Exercise instructions »
Retype the entries, please, from their first line to the line containing "ax.set_facecolor(bg)", exactly and only those lines, minus the pictures.

Available records »
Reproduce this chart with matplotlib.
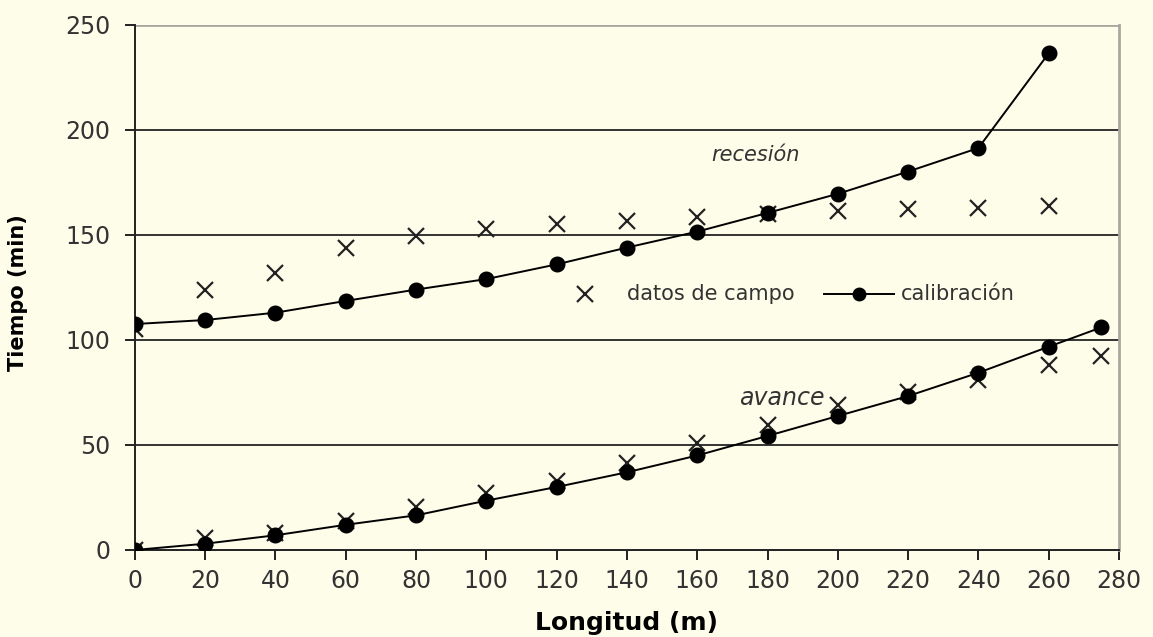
import matplotlib.pyplot as plt

# distances along the furrow (m)
longitud = [0, 20, 40, 60, 80, 100, 120, 140, 160, 180, 200, 220, 240, 260, 275]

# recession: field data and calibrated curve
rec_campo_x = [0, 20, 40, 60, 80, 100, 120, 140, 160, 180, 200, 220, 240, 260]
rec_campo = [105, 124, 132, 144, 149.5, 153, 155, 156.7, 158.5, 160, 161.4, 162.4, 163, 164]
rec_calib_x = [0, 20, 40, 60, 80, 100, 120, 140, 160, 180, 200, 220, 240, 260]
rec_calib = [107.6, 109.5, 113, 118.6, 124, 129, 136, 144, 151.6, 160.5, 169.6, 180.2, 191.4, 236.5]

# advance: field data and calibrated curve
av_campo = [0, 5.5, 8, 14, 20.5, 27, 33, 41.4, 51, 59.5, 69, 75.4, 81, 88, 92.4]
av_calib = [0, 3, 7, 12, 16.5, 23.5, 30, 37, 45, 54.3, 63.8, 73.3, 84.4, 96.8, 106]

y_ticks = [0, 50, 100, 150, 200, 250]
x_ticks = list(range(0, 281, 20))

bg = '#fefdea'
fig = plt.figure(figsize=(11.53, 6.37), dpi=100, facecolor=bg)
ax = fig.add_axes([0.117, 0.1366, 0.8535, 0.8242])
ax.set_facecolor(bg)

# horizontal grid lines
for yv in y_ticks[1:-1]:
    ax.axhline(yv, color='#333333', lw=1.4, zorder=1)
ax.axhline(250, color='#a8a8a0', lw=2, zorder=1)

ax.plot(rec_campo_x, rec_campo, 'x', color='#222222', ms=11, mew=1.6, zorder=2)
ax.plot(longitud, av_campo, 'x', color='#222222', ms=11, mew=1.6, zorder=2)
ax.plot(rec_calib_x, rec_calib, '-o', color='black', lw=1.4, ms=10.5, zorder=3)
ax.plot(longitud, av_calib, '-o', color='black', lw=1.4, ms=10.5, zorder=3)

ax.set_xlim(0, 280)
ax.set_ylim(0, 250)
ax.set_xticks(x_ticks)
ax.set_yticks(y_ticks)
ax.tick_params(axis='both', direction='out', length=7.5, width=1.4, labelsize=17,
               colors='#222222')
ax.tick_params(axis='y', pad=10)
ax.tick_params(axis='x', pad=6)
for lab in ax.get_xticklabels() + ax.get_yticklabels():
    lab.set_color('#333333')

for side in ['left', 'bottom']:
    ax.spines[side].set_color('#222222')
    ax.spines[side].set_linewidth(1.4)
ax.spines['top'].set_visible(False)
ax.spines['right'].set_color('#a8a8a0')
ax.spines['right'].set_linewidth(2)

ax.set_xlabel('Longitud (m)', fontsize=18, fontweight='bold')
ax.xaxis.set_label_coords(0.5, -0.116)
ax.set_ylabel('Tiempo (min)', fontsize=15, fontweight='bold',
              family=['Liberation Sans Narrow', 'DejaVu Sans'])
ax.yaxis.set_label_coords(-0.109, 0.49)

ax.text(164, 185, 'recesión', fontsize=15, style='italic', color='#333333')
ax.text(172, 69, 'avance', fontsize=17, style='italic', color='#333333')

# hand-made legend inside the plot
ax.plot([128], [122], 'x', color='#222222', ms=11, mew=1.6)
ax.text(140, 122, 'datos de campo', fontsize=15, color='#333333', va='center')
ax.plot([196, 216], [122, 122], '-', color='black', lw=1.4)
ax.plot([206], [122], 'o', color='black', ms=9)
ax.text(218, 122, 'calibración', fontsize=15, color='#333333', va='center')

fig.savefig('out.png', dpi=100, facecolor=bg)
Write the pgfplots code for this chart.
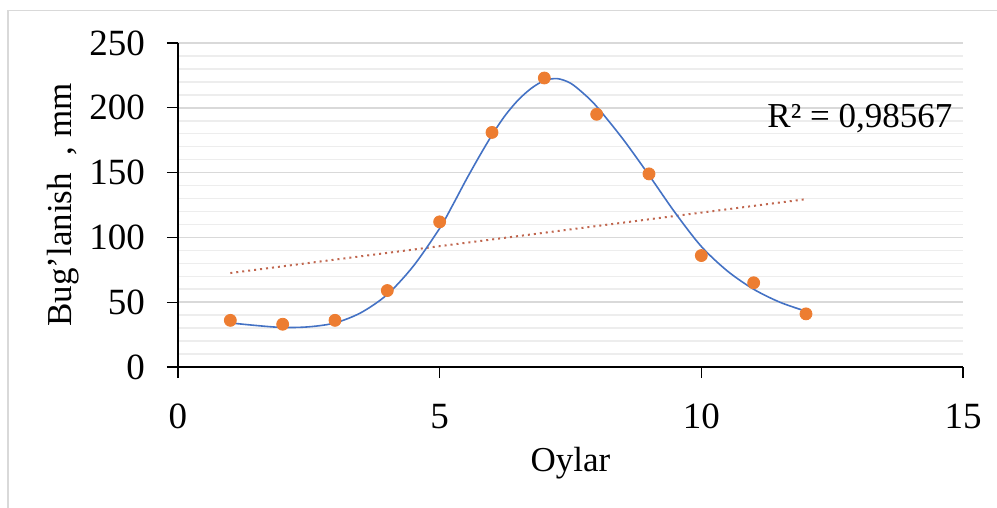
\documentclass[border=0pt]{standalone}
\usepackage{fontspec}
\setmainfont{Liberation Serif}
\usepackage{pgfplots}
\pgfplotsset{compat=1.18}
\definecolor{ptorange}{HTML}{ED7D31}
\definecolor{curveblue}{HTML}{4472C4}
\definecolor{majgrid}{HTML}{D9D9D9}
\definecolor{mingrid}{HTML}{EDEDED}
\definecolor{trendred}{HTML}{C0664E}
\definecolor{framegray}{HTML}{D9D9D9}

\begin{document}
\begin{tikzpicture}
  \path[use as bounding box] (0,0) rectangle (498.5pt,-254pt);
  \draw[framegray, line width=0.75pt] (4pt,-254pt) -- (4pt,-5.25pt) -- (498.5pt,-5.25pt);
  \begin{axis}[
    at={(89pt,-183.5pt)}, anchor=south west,
    scale only axis, width=392.5pt, height=162pt,
    xmin=0, xmax=15, ymin=0, ymax=250,
    xtick={0,5,10,15}, ytick={0,50,...,250},
    minor y tick num=4,
    axis x line*=bottom, axis y line*=left,
    axis line style={black, line width=0.6pt},
    tick align=outside, major tick length=5.5pt, minor tick length=0pt,
    tick style={black, line width=0.6pt},
    ymajorgrids, yminorgrids,
    major grid style={majgrid, line width=0.75pt},
    minor grid style={mingrid, line width=0.75pt},
    ticklabel style={font=\fontsize{18.5}{22}\selectfont},
    xticklabel style={yshift=-9.5pt},
    yticklabel style={xshift=-7.5pt},
    /pgf/number format/assume math mode=true,
    label style={font=\fontsize{17.5}{21}\selectfont},
    xlabel={Oylar}, ylabel={Bug'lanish\ \ , mm},
    xlabel style={at={(axis description cs:0.5,-0.296)}, anchor=center},
    ylabel style={at={(axis description cs:-0.146,0.5)}, anchor=center},
    clip=false,
  ]
    % linear trend
    \addplot[trendred, dotted, line width=1pt] coordinates {
      (1, 72.5) (12, 129.5)
    };
    % polynomial trend
    \addplot[curveblue, line width=0.8pt, smooth] coordinates {
      (1, 34) (1.5, 32) (2, 30.5) (2.5, 31) (3, 34) (3.5, 42)
      (4, 56) (4.5, 78) (5, 107) (5.25, 125) (5.5, 144) (5.75, 162)
      (6, 179) (6.25, 194) (6.5, 206) (6.75, 215) (7, 221) (7.25, 222.5)
      (7.5, 219) (7.75, 211) (8, 201) (8.5, 176) (9, 148) (9.5, 119)
      (10, 93) (10.5, 74) (11, 60) (11.5, 50) (12, 43)
    };
    % measured
    \addplot[only marks, mark=*, mark size=3pt, ptorange,
             mark options={draw=ptorange, fill=ptorange}] coordinates {
      (1, 36) (2, 33) (3, 36) (4, 59) (5, 112) (6, 181)
      (7, 223) (8, 195) (9, 149) (10, 86) (11, 65) (12, 41)
    };
    \node[font=\fontsize{17.5}{21}\selectfont] at (axis cs:13.03,192) {R² = 0,98567};
  \end{axis}
\end{tikzpicture}
\end{document}
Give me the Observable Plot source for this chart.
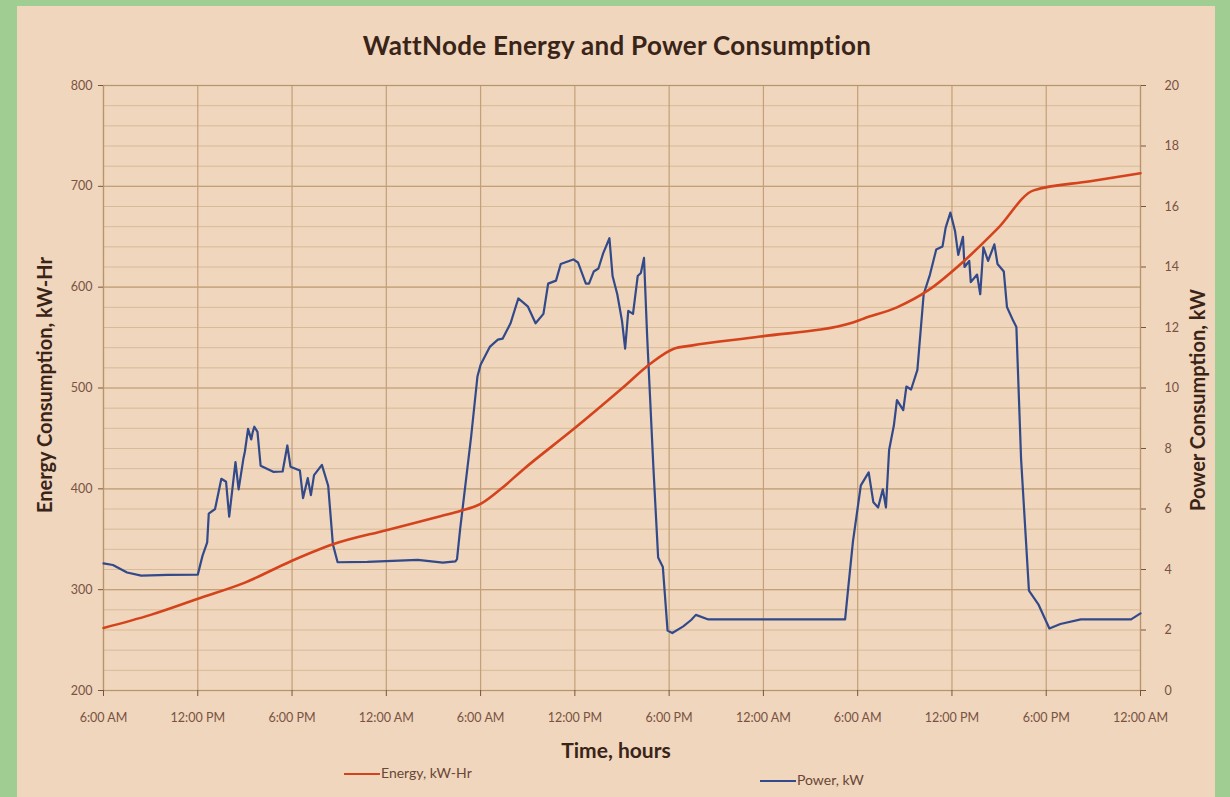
<!DOCTYPE html>
<html><head><meta charset="utf-8">
<script src="https://cdn.jsdelivr.net/npm/d3@7"></script>
<script src="https://cdn.jsdelivr.net/npm/@observablehq/plot@0.6"></script>
<style>
body{margin:0;background:#9fcd92;width:1230px;height:797px;overflow:hidden;position:relative;font-family:Lato,"Open Sans",sans-serif}
#paper{position:absolute;left:17px;top:6px;width:1198px;height:791px;background:#efd6bd}
#chart{position:absolute;left:0;top:0}
.t{position:absolute;white-space:nowrap;color:#3a2418}
#title{left:0;width:1234px;text-align:center;top:29px;font-size:26px;font-weight:700;letter-spacing:0.3px}
#ylab{left:44px;top:385px;transform:translate(-50%,-50%) rotate(-90deg);font-size:20px;font-weight:700}
#y2lab{left:1197px;top:400px;transform:translate(-50%,-50%) rotate(-90deg);font-size:20px;font-weight:700}
#xlab{left:0;width:1232px;text-align:center;top:737px;font-size:21px;font-weight:700}
.leg{position:absolute;font-size:14px;color:#6a4636;top:764px}
.leg span{display:inline-block;width:36px;height:0;border-top:2.5px solid;vertical-align:middle;margin-right:1px}
</style></head>
<body>
<div id="paper"></div>
<div id="chart"></div>
<div class="t" id="title">WattNode Energy and Power Consumption</div>
<div class="t" id="ylab">Energy Consumption, kW-Hr</div>
<div class="t" id="y2lab">Power Consumption, kW</div>
<div class="t" id="xlab">Time, hours</div>
<div class="leg" style="left:344px"><span style="border-color:#d4431c"></span>Energy, kW-Hr</div>
<div class="leg" style="left:760px;top:771px"><span style="border-color:#32498a"></span>Power, kW</div>
<script>
// Time axis: hours since 6:00 AM of day 1
const xTickHours = [0, 6, 12, 18, 24, 30, 36, 42, 48, 54, 60, 66];
const xTickLabels = ["6:00 AM","12:00 PM","6:00 PM","12:00 AM","6:00 AM","12:00 PM","6:00 PM","12:00 AM","6:00 AM","12:00 PM","6:00 PM","12:00 AM"];
const energyTicks = [200, 300, 400, 500, 600, 700, 800];
const powerTicks = [0, 2, 4, 6, 8, 10, 12, 14, 16, 18, 20];

// Energy, kW-Hr (cumulative)
const energyHours = [0, 3, 6.2, 9, 11.9, 14.6, 18, 21.5, 22.7, 24.0, 25.3, 26.7, 29.9, 33.1, 34.8, 36.3, 37.4, 41.8, 47.7, 48.4, 50.5, 52.5, 54.7, 56.9, 59.2, 62.8, 66];
const energyKWh  = [262, 275, 292, 307, 328, 345, 359, 373, 378, 385, 400, 419, 459, 501, 524, 539, 542, 551, 565, 569, 580, 597, 625, 658, 696, 705, 713];

// Power, kW
const powerHours = [0,0.6,1.5,2.4,4.1,6.0,6.3,6.6,6.7,7.1,7.5,7.8,8.0,8.2,8.4,8.6,8.9,9.0,9.2,9.4,9.5,9.6,9.8,10.0,10.8,11.4,11.7,11.9,12.5,12.7,13.0,13.2,13.4,13.9,14.3,14.6,14.9,16.8,20.0,21.6,22.4,22.5,22.7,23.4,23.8,24.0,24.6,25.1,25.4,25.9,26.4,27.0,27.5,28.0,28.3,28.8,29.1,29.9,30.2,30.7,30.9,31.2,31.5,31.8,32.2,32.4,32.7,33.0,33.2,33.4,33.7,34.0,34.2,34.4,34.6,35.0,35.3,35.6,35.9,36.2,36.9,37.4,37.7,38.5,41.8,46.3,47.2,47.4,47.7,48.2,48.7,49.0,49.3,49.6,49.8,50.0,50.3,50.5,50.9,51.1,51.4,51.8,52.2,52.6,53.0,53.4,53.6,53.9,54.2,54.4,54.7,54.8,55.1,55.2,55.6,55.8,56.0,56.3,56.7,56.9,57.3,57.5,57.9,58.1,58.4,58.9,59.5,60.2,60.9,62.2,65.4,66.0];
const powerKW = [4.2,4.15,3.9,3.8,3.82,3.83,4.45,4.9,5.85,6.0,7.0,6.9,5.75,6.65,7.55,6.65,7.65,7.9,8.65,8.3,8.55,8.72,8.55,7.43,7.23,7.24,8.1,7.4,7.27,6.36,7.02,6.46,7.12,7.46,6.77,4.83,4.24,4.25,4.32,4.23,4.27,4.34,5.34,8.4,10.38,10.77,11.37,11.6,11.63,12.13,12.96,12.7,12.14,12.45,13.45,13.55,14.1,14.25,14.15,13.45,13.45,13.85,13.95,14.45,14.95,13.7,13.1,12.22,11.3,12.55,12.45,13.7,13.8,14.3,11.72,7.35,4.4,4.08,1.98,1.9,2.12,2.33,2.5,2.35,2.35,2.35,2.35,3.4,4.93,6.78,7.21,6.22,6.05,6.65,6.05,7.95,8.75,9.6,9.27,10.05,9.95,10.6,13.1,13.75,14.58,14.68,15.3,15.8,15.18,14.4,15.0,14.0,14.2,13.5,13.75,13.1,14.65,14.2,14.75,14.1,13.85,12.68,12.22,12.02,7.65,3.3,2.85,2.05,2.2,2.35,2.35,2.55];

const energy = energyHours.map((h, i) => ({h, e: energyKWh[i]}));
const power = powerHours.map((h, i) => ({h, p: powerKW[i]}));
// secondary axis: 0–20 kW aligned to 200–800 kW-Hr
const toPrimary = p => 200 + p * 30;
const minorGrid = d3.range(200, 801, 20);

const tickColor = "#7a5242";
const chart = Plot.plot({
  width: 1230, height: 797,
  marginLeft: 103, marginRight: 90, marginTop: 85, marginBottom: 107,
  style: {background: "transparent", fontFamily: "Lato, 'Open Sans', sans-serif", fontSize: "12.5px"},
  x: {domain: [0, 66]},
  y: {domain: [200, 800]},
  marks: [
    Plot.ruleY(minorGrid, {stroke: "#d7bb98", strokeWidth: 1}),
    Plot.ruleY(energyTicks, {stroke: "#c4a077", strokeWidth: 1.2}),
    Plot.ruleX(xTickHours, {stroke: "#c4a077", strokeWidth: 1.2}),
    Plot.frame({stroke: "#b8946a", strokeWidth: 1.2}),
    Plot.axisY({anchor: "left", ticks: energyTicks, tickSize: 5, tickPadding: 6, label: null, color: tickColor}),
    Plot.axisY({anchor: "right", ticks: powerTicks.map(toPrimary), tickFormat: d => String(Math.round((d - 200) / 30)), tickSize: 5, tickPadding: 19, label: null, color: tickColor}),
    Plot.axisX({ticks: xTickHours, tickFormat: (d, i) => xTickLabels[i], tickSize: 6, tickPadding: 17, label: null, color: tickColor}),
    Plot.line(power, {x: "h", y: d => toPrimary(d.p), stroke: "#32498a", strokeWidth: 2.2, strokeLinejoin: "round"}),
    Plot.line(energy, {x: "h", y: "e", stroke: "#d4431c", strokeWidth: 2.6, curve: "monotone-x"})
  ]
});
document.getElementById("chart").append(chart);
</script>
</body></html>
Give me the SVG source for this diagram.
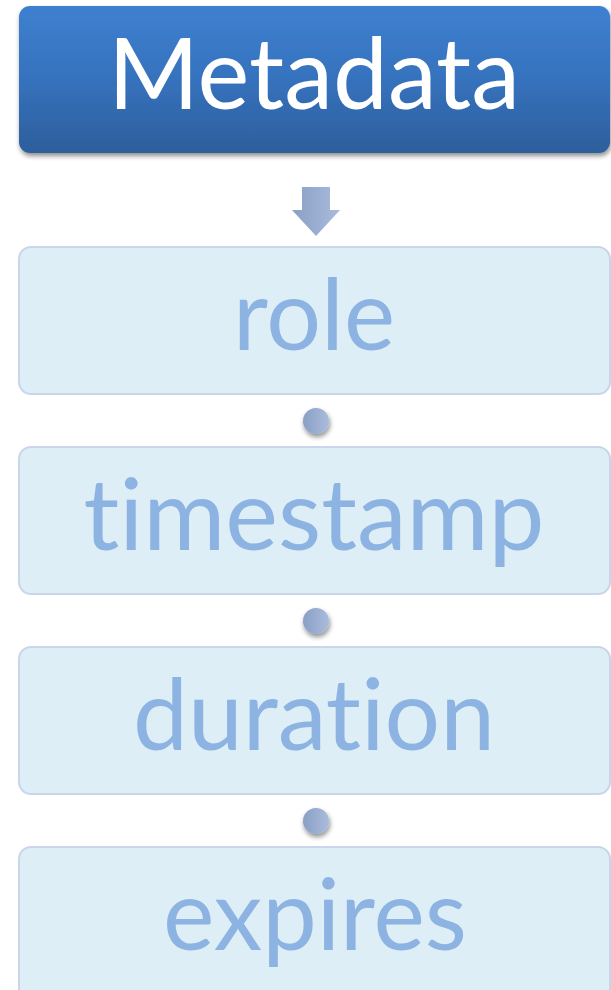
<svg xmlns="http://www.w3.org/2000/svg" width="611" height="990" viewBox="0 0 611 990">
<style>
text{font-variant-ligatures:none;font-feature-settings:"liga" 0,"clig" 0}
.lbl{font-family:Lato,"Open Sans","Liberation Sans",sans-serif;font-size:98px;fill:#8db3e2;text-anchor:middle}
.box{fill:#deeef6;stroke:#c9d5e9;stroke-width:2}
.dot{fill:url(#gdot);filter:url(#sh)}
</style>
<defs>
<linearGradient id="gtop" x1="0" y1="0" x2="0" y2="1">
<stop offset="0" stop-color="#3e80d0"/>
<stop offset="0.5" stop-color="#3672bd"/>
<stop offset="1" stop-color="#2d5e9c"/>
</linearGradient>
<linearGradient id="gdot" x1="0" y1="0" x2="1" y2="0">
<stop offset="0" stop-color="#8a9fc5"/>
<stop offset="1" stop-color="#aabcdd"/>
</linearGradient>
<filter id="sh" x="-30%" y="-30%" width="160%" height="170%">
<feGaussianBlur in="SourceAlpha" stdDeviation="2.5"/>
<feOffset dx="1" dy="3"/>
<feComponentTransfer><feFuncA type="linear" slope="0.45"/></feComponentTransfer>
<feMerge><feMergeNode/><feMergeNode in="SourceGraphic"/></feMerge>
</filter>
</defs>
<g id="metadata">
<rect x="19" y="6" width="591" height="147" rx="11" fill="url(#gtop)" filter="url(#sh)"/>
<text x="314" y="109" font-family="Lato,'Open Sans','Liberation Sans',sans-serif" font-size="98" fill="#ffffff" text-anchor="middle" textLength="412" lengthAdjust="spacingAndGlyphs">Metadata</text>
</g>
<g id="connectors">
<path d="M302 187 H330 V210 H340 L316 236 L292 210 H302 Z" fill="url(#gdot)"/>
<circle class="dot" cx="316" cy="421" r="13"/>
<circle class="dot" cx="316" cy="621" r="13"/>
<circle class="dot" cx="316" cy="821" r="13"/>
</g>
<g id="role">
<rect class="box" x="19" y="247" width="591" height="147" rx="12"/>
<text class="lbl" x="314" y="350" textLength="162" lengthAdjust="spacingAndGlyphs">role</text>
</g>
<g id="timestamp">
<rect class="box" x="19" y="447" width="591" height="147" rx="12"/>
<text class="lbl" x="314" y="550" textLength="461" lengthAdjust="spacingAndGlyphs">timestamp</text>
</g>
<g id="duration">
<rect class="box" x="19" y="647" width="591" height="147" rx="12"/>
<text class="lbl" x="314" y="750" textLength="362" lengthAdjust="spacingAndGlyphs">duration</text>
</g>
<g id="expires">
<rect class="box" x="19" y="847" width="591" height="160" rx="12"/>
<text class="lbl" x="315" y="950" textLength="304" lengthAdjust="spacingAndGlyphs">expires</text>
</g>
</svg>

Problem solution »
Reproduce this chart with matplotlib.
import matplotlib.pyplot as plt

# distances along the furrow (m)
longitud = [0, 20, 40, 60, 80, 100, 120, 140, 160, 180, 200, 220, 240, 260, 275]

# recession: field data and calibrated curve
rec_campo_x = [0, 20, 40, 60, 80, 100, 120, 140, 160, 180, 200, 220, 240, 260]
rec_campo = [105, 124, 132, 144, 149.5, 153, 155, 156.7, 158.5, 160, 161.4, 162.4, 163, 164]
rec_calib_x = [0, 20, 40, 60, 80, 100, 120, 140, 160, 180, 200, 220, 240, 260]
rec_calib = [107.6, 109.5, 113, 118.6, 124, 129, 136, 144, 151.6, 160.5, 169.6, 180.2, 191.4, 236.5]

# advance: field data and calibrated curve
av_campo = [0, 5.5, 8, 14, 20.5, 27, 33, 41.4, 51, 59.5, 69, 75.4, 81, 88, 92.4]
av_calib = [0, 3, 7, 12, 16.5, 23.5, 30, 37, 45, 54.3, 63.8, 73.3, 84.4, 96.8, 106]

y_ticks = [0, 50, 100, 150, 200, 250]
x_ticks = list(range(0, 281, 20))

bg = '#fefdea'
fig = plt.figure(figsize=(11.53, 6.37), dpi=100, facecolor=bg)
ax = fig.add_axes([0.117, 0.1366, 0.8535, 0.8242])
ax.set_facecolor(bg)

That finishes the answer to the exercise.